Ben Lynfield
The Independent
June 2, 2010 - 12:00am

The first accounts of activists involved in Israel's devastating raid on a flotilla of aid for Gaza sharply contradicted Israel's official version of events, with one passenger insisting that commandos opened fire before they boarded.

Nilufer Cetin, a Turkish woman who had been on the Mavi Marmara, which bore the brunt of the Israeli raid, said that the ship had "turned into a lake of blood" and she and her one-year-old child had to hide in a bathroom.

Mrs Cetin, one of 45 activists who flew out of Tel Aviv yesterday, said that the clashes on the ship were "extremely bad and brutal". She said that after Israeli ships "harassed" the flotilla for two hours, from around 10pm on Sunday, they returned at 4am and told the ships to turn back.

"The operation started immediately with firing," she told waiting reporters as she arrived in Istanbul carrying her baby. "First it was warning shots, but when the Mavi Marmara wouldn't stop, these warnings turned into an attack."

Her husband, the Mavi Marmara's chief engineer, was expected to be released from custody along with more than 650 activists after a decision by Israel's Security Cabinet last night to deport the detainees immediately.

Israel said it was freeing 682 of the activists – who include the Swedish writer Henning Mankell and up to 31 Britons, including Hassan Ghani, a reporter for Press TV, and Sarah Colborne, an NGO staff worker. The releases would include two dozen who had been threatened with charges for assaulting troops. A total of 120 of the detainees, mainly Arabs, were taken by bus to the Allenby Bridge crossing to Jordan last night.

Israel's Interior Ministry said that around 50 people among those arrested had left the country voluntarily.

The passengers claims underscore the rising pressure that Israel will come under as the identities of at least 10 who died emerge. As Israel continued to contend with the condemnation of foreign governments and deep internal questions about the wisdom of its mission, it was faced yesterday with an immediate challenge to its strategy by the news that the Rachel Corrie, a ship separated from the main body of the flotilla before Monday's violence, was due to reach Gazan waters today.

"This initiative is not going to stop," said Greta Berlin of the human rights group Free Gaza. "We think eventually Israel will get some kind of common sense. They're going to have to stop the blockade of Gaza and one of the ways to do this is for us to continue to send the boats in."

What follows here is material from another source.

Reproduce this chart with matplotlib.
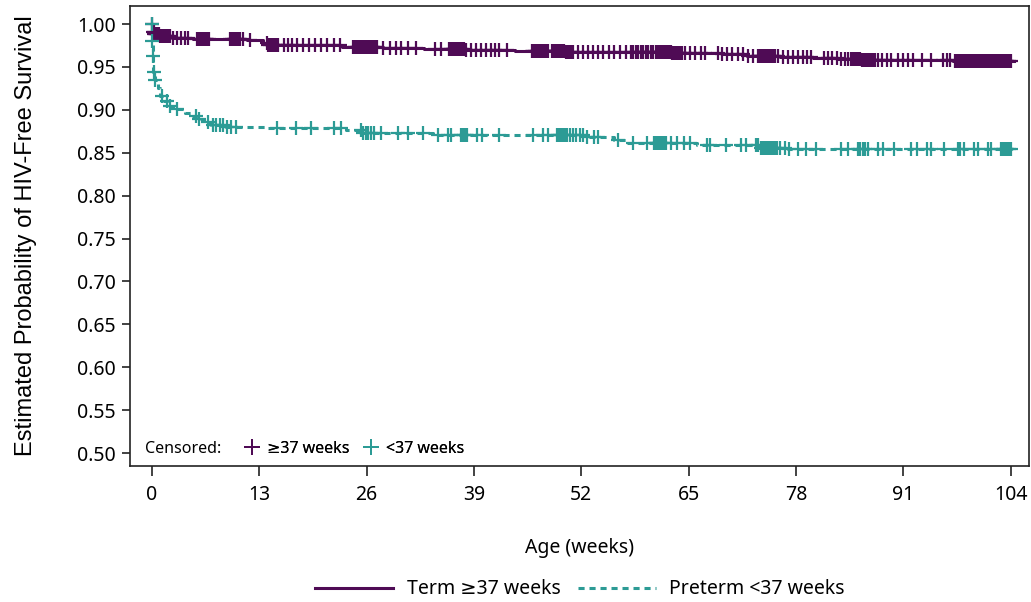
import numpy as np
import matplotlib.pyplot as plt
from matplotlib.lines import Line2D

plt.rcParams['font.family'] = ['Noto Sans', 'DejaVu Sans']

purple = '#4f0b55'
teal = '#2c9b95'

# Kaplan-Meier steps (weeks, survival)
term_t = [0, 0.02, 0.1, 0.3, 1.0, 2.4, 5.0, 8.0, 11.5, 13.5, 14.0, 19, 23, 28,
          33, 38, 44, 50, 56, 63, 69, 72, 76, 80, 83, 86, 97]
term_s = [1.0, 0.995, 0.991, 0.988, 0.986, 0.984, 0.983, 0.982, 0.981, 0.978,
          0.976, 0.975, 0.973, 0.972, 0.971, 0.970, 0.969, 0.968, 0.967, 0.966,
          0.965, 0.963, 0.962, 0.961, 0.959, 0.958, 0.957]

pre_t = [0, 0.03, 0.08, 0.15, 0.35, 0.7, 1.0, 1.5, 2.0, 2.6, 4.0, 5.0, 5.6, 6.3,
         7.2, 9.0, 14.0, 23.5, 25.5, 34.0, 52.5, 56.0, 57.5, 66.0, 73.5, 77.0]
pre_s = [1.0, 0.980, 0.963, 0.944, 0.935, 0.925, 0.916, 0.910, 0.904, 0.901,
         0.896, 0.893, 0.889, 0.886, 0.882, 0.880, 0.879, 0.876, 0.873, 0.871,
         0.868, 0.865, 0.861, 0.859, 0.856, 0.854]

end_week = 104.4

# censoring times
term_cens = [0.0, 0.1, 0.2, 0.3, 0.4, 0.5, 0.6, 0.8, 1.0, 1.2, 1.4, 1.6, 1.8, 2.0,
             2.2, 2.6, 3.0, 3.5, 4.0, 4.4, 5.5, 5.7, 5.9, 6.1, 6.3, 6.5, 6.7, 6.9,
             9.5, 9.7, 9.9, 10.1, 10.3, 10.5, 10.7, 11.0, 11.9, 13.9, 14.1, 14.3,
             14.5, 14.7, 14.9, 15.1, 15.3, 16.0, 16.5, 17.0, 17.6, 18.3, 19.0,
             19.8, 20.5, 21.2, 22.0, 22.8, 24.4, 24.6, 24.8, 25.0, 25.2, 25.4,
             25.6, 25.8, 26.0, 26.2, 26.4, 26.6, 26.8, 27.0, 27.3, 28.0, 28.8,
             29.5, 30.2, 31.0, 32.0, 34.3, 35.0, 36.0, 36.2, 36.4, 36.6, 36.8,
             37.0, 37.2, 37.4, 37.6, 37.8, 38.0, 38.6, 39.2, 39.8, 40.4, 41.0,
             41.6, 42.0, 43.0, 46.0, 46.2, 46.4, 46.6, 46.8, 47.0, 47.2, 47.4,
             47.6, 47.8, 48.0, 48.5, 48.7, 48.9, 49.1, 49.3, 49.5, 49.7, 49.9,
             50.1, 50.3, 50.5, 50.7, 51.0, 51.6, 52.2, 52.8, 53.4, 54.0, 54.6,
             55.3, 56.0, 56.7, 57.4, 58.0, 58.3, 58.6, 58.9, 59.2, 59.5, 59.8,
             60.1, 60.4, 60.7, 61.0, 61.2, 61.4, 61.6, 61.8, 62.0, 62.2, 62.4,
             62.6, 62.8, 63.0, 63.2, 63.4, 63.6, 63.8, 64.0, 64.2, 64.5, 65.2,
             65.8, 66.5, 67.0, 68.5, 69.0, 69.6, 70.2, 71.0, 71.6, 72.2, 72.8,
             73.4, 73.5, 73.7, 73.9, 74.1, 74.3, 74.5, 74.7, 74.9, 75.1, 75.3,
             75.5, 75.8, 76.4, 77.0, 77.6, 78.2, 78.8, 79.3, 79.8, 81.4, 81.9,
             82.4, 82.9, 83.4, 83.9, 84.3, 84.6, 84.8, 85.0, 85.2, 85.4, 85.6,
             85.8, 86.0, 86.2, 86.4, 86.6, 86.8, 87.0, 87.2, 87.4, 87.6, 87.9,
             88.4, 89.0, 89.5, 90.3, 90.9, 91.5, 92.2, 93.2, 94.3, 95.8, 96.3,
             96.7, 97.3, 97.5, 97.7, 97.9, 98.1, 98.3, 98.5, 98.7, 98.9, 99.1,
             99.3, 99.5, 99.7, 99.9, 100.1, 100.3, 100.5, 100.7, 101.0, 101.2,
             101.4, 101.6, 101.8, 102.0, 102.2, 102.4, 102.6, 102.8, 103.0,
             103.2, 103.4, 103.6, 103.8, 104.0]

pre_cens = [0.0, 0.05, 0.1, 0.2, 0.4, 1.2, 1.8, 2.2, 3.0, 5.3, 5.7, 6.8, 7.4,
            7.8, 8.2, 8.6, 9.1, 9.6, 10.2, 15.1, 17.4, 19.2, 22.0, 22.9, 25.3,
            25.6, 25.9, 26.2, 26.5, 26.9, 27.7, 29.8, 31.0, 32.8, 34.6, 35.8,
            36.2, 37.4, 37.6, 37.8, 38.0, 38.2, 39.4, 40.0, 42.0, 46.2, 47.4,
            48.0, 49.0, 49.2, 49.4, 49.6, 49.8, 50.0, 50.3, 50.6, 51.0, 51.4,
            51.8, 52.2, 52.7, 53.5, 54.0, 56.4, 58.3, 60.0, 60.8, 61.0, 61.2,
            61.4, 61.6, 61.8, 62.0, 62.3, 62.8, 63.6, 64.4, 65.2, 67.2, 67.6,
            69.5, 71.3, 71.9, 73.1, 73.4, 73.7, 73.9, 74.1, 74.3, 74.5, 74.7,
            74.9, 75.1, 75.3, 75.5, 75.7, 76.1, 76.7, 77.1, 78.2, 79.2, 80.4,
            83.4, 84.3, 85.5, 85.8, 86.1, 86.4, 86.7, 87.9, 88.5, 89.8, 91.9,
            92.7, 93.9, 94.3, 95.9, 97.6, 97.9, 98.3, 99.5, 100.0, 101.2, 101.6,
            102.8, 103.0, 103.2, 103.4, 103.6, 103.8, 104.0]


def at_step(t, s, x):
    # survival value of the step function at times x
    idx = np.searchsorted(t, x, side='right') - 1
    return np.asarray(s)[idx]


fig = plt.figure(figsize=(10.31, 6.02), dpi=100)
ax = fig.add_axes([0.1261, 0.2259, 0.8719, 0.7641])

# curves
ax.plot(term_t + [end_week], term_s + [term_s[-1]], drawstyle='steps-post',
        color=purple, lw=2.2, zorder=3)
ax.plot(pre_t + [end_week], pre_s + [pre_s[-1]], drawstyle='steps-post',
        color=teal, lw=2.2, dashes=(2.0, 1.6), zorder=3)

# censor marks
ax.plot(term_cens, at_step(term_t, term_s, term_cens), ls='none', marker='+',
        ms=9.5, mew=1.6, color=purple, zorder=4)
ax.plot(pre_cens, at_step(pre_t, pre_s, pre_cens), ls='none', marker='+',
        ms=9.5, mew=1.6, color=teal, zorder=4)

ax.set_xlim(-2.66, 106.2)
ax.set_ylim(0.485, 1.021)
ax.set_xticks(np.arange(0, 105, 13))
ax.set_yticks(np.arange(0.50, 1.001, 0.05))
ax.set_yticklabels(['%.2f' % v for v in np.arange(0.50, 1.001, 0.05)])
ax.tick_params(axis='both', labelsize=14, width=1.2, color='#222222')
ax.tick_params(axis='y', length=6, pad=4)
ax.tick_params(axis='x', length=7.5, pad=6)
for sp in ax.spines.values():
    sp.set_linewidth(1.2)
    sp.set_color('#222222')

ax.set_xlabel('Age (weeks)', fontsize=14)
ax.xaxis.set_label_coords(0.5, -0.157)
ax.set_ylabel('Estimated Probability of HIV-Free Survival', fontsize=17,
              family=['Liberation Sans', 'DejaVu Sans'])
ax.yaxis.set_label_coords(-0.104, 0.5)

# censored key inside the axes
ax.text(0.0167, 0.037, 'Censored:', transform=ax.transAxes, fontsize=11.5,
        va='center', ha='left')
cens_handles = [Line2D([], [], ls='none', marker='+', ms=11, mew=1.4, color=purple),
                Line2D([], [], ls='none', marker='+', ms=11, mew=1.4, color=teal)]
leg1 = ax.legend(cens_handles, ['\u226537 weeks', '<37 weeks'], ncol=2,
                 loc='center left', bbox_to_anchor=(0.127, 0.037), frameon=False,
                 fontsize=11.5, handlelength=1.0, handletextpad=0.4,
                 columnspacing=0.9, borderpad=0, borderaxespad=0)
ax.add_artist(leg1)

# line key below
line_handles = [Line2D([], [], color=purple, lw=2.2),
                Line2D([], [], color=teal, lw=2.2, dashes=(2.0, 1.6))]
fig.legend(line_handles, ['Term \u226537 weeks', 'Preterm <37 weeks'], ncol=2,
           loc='center', bbox_to_anchor=(0.5626, 0.021), frameon=False,
           fontsize=14, handlelength=4.0, handletextpad=0.7, columnspacing=0.9)

fig.savefig('out.png', dpi=100)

Meanwhile, although Israel has continued to bar journalists from speaking to the wounded in its hospitals, and apparently confiscated mobile phones and laptops, further details emerged yesterday of the activists' version of events. Youssef Ben Derbal, a French activist who was travelling on another of the ships boarded by the Israeli forces, told French radio on his return to Paris yesterday morning: "It all happened very quickly. At about 4am, suddenly we saw Zodiacs heading towards us ... We acted as pacifists; friends of mine of different nationalities were protecting the cabin from the soldiers with their bodies, their hands. They were attacked; they were hit."

Israel has said its soldiers had no choice but to open fire with live ammunition after facing danger to their lives following their boarding of the Mavi Marmara, which was carrying more than 600 passengers.

In Berlin, a former German MP who returned home after being on board the ship, said he saw only three activists resisting. "They had no knives, no axes, only sticks they used to defend themselves," he said. But he added that he could "not rule out" that others used weapons elsewhere on the boat.

Haneen Zuabi, an Israeli-Arab legislator who was on board the Marmara, said Israeli forces ignored her when she said that they should treat two gravely injured people, who later bled to death. The army denied the allegation.

Meanwhile, the Israeli commander of the forces that rappelled on to the Mavi Marmara from helicopters said at his bed in Rambam Hospital in Haifa that troops were scared for their lives. "Tens of people waited on the roof for each one of the soldiers," said the officer, identified only as Captain R. "They held sticks, axes and knives. I was the second person to come down on the rope. We thought there would be passive, even verbal resistance, [but nothing] of this magnitude. Every person that reached us wanted to kill us."

At Barzilai Hospital in the southern Israeli city of Ashkelon, reporters were barred from accessing the wounded. "We have received instruction from the army not to allow journalists to speak to the injured. Every patient has a soldier next to his bed," said a spokeswoman for the hospital, Leah Malul.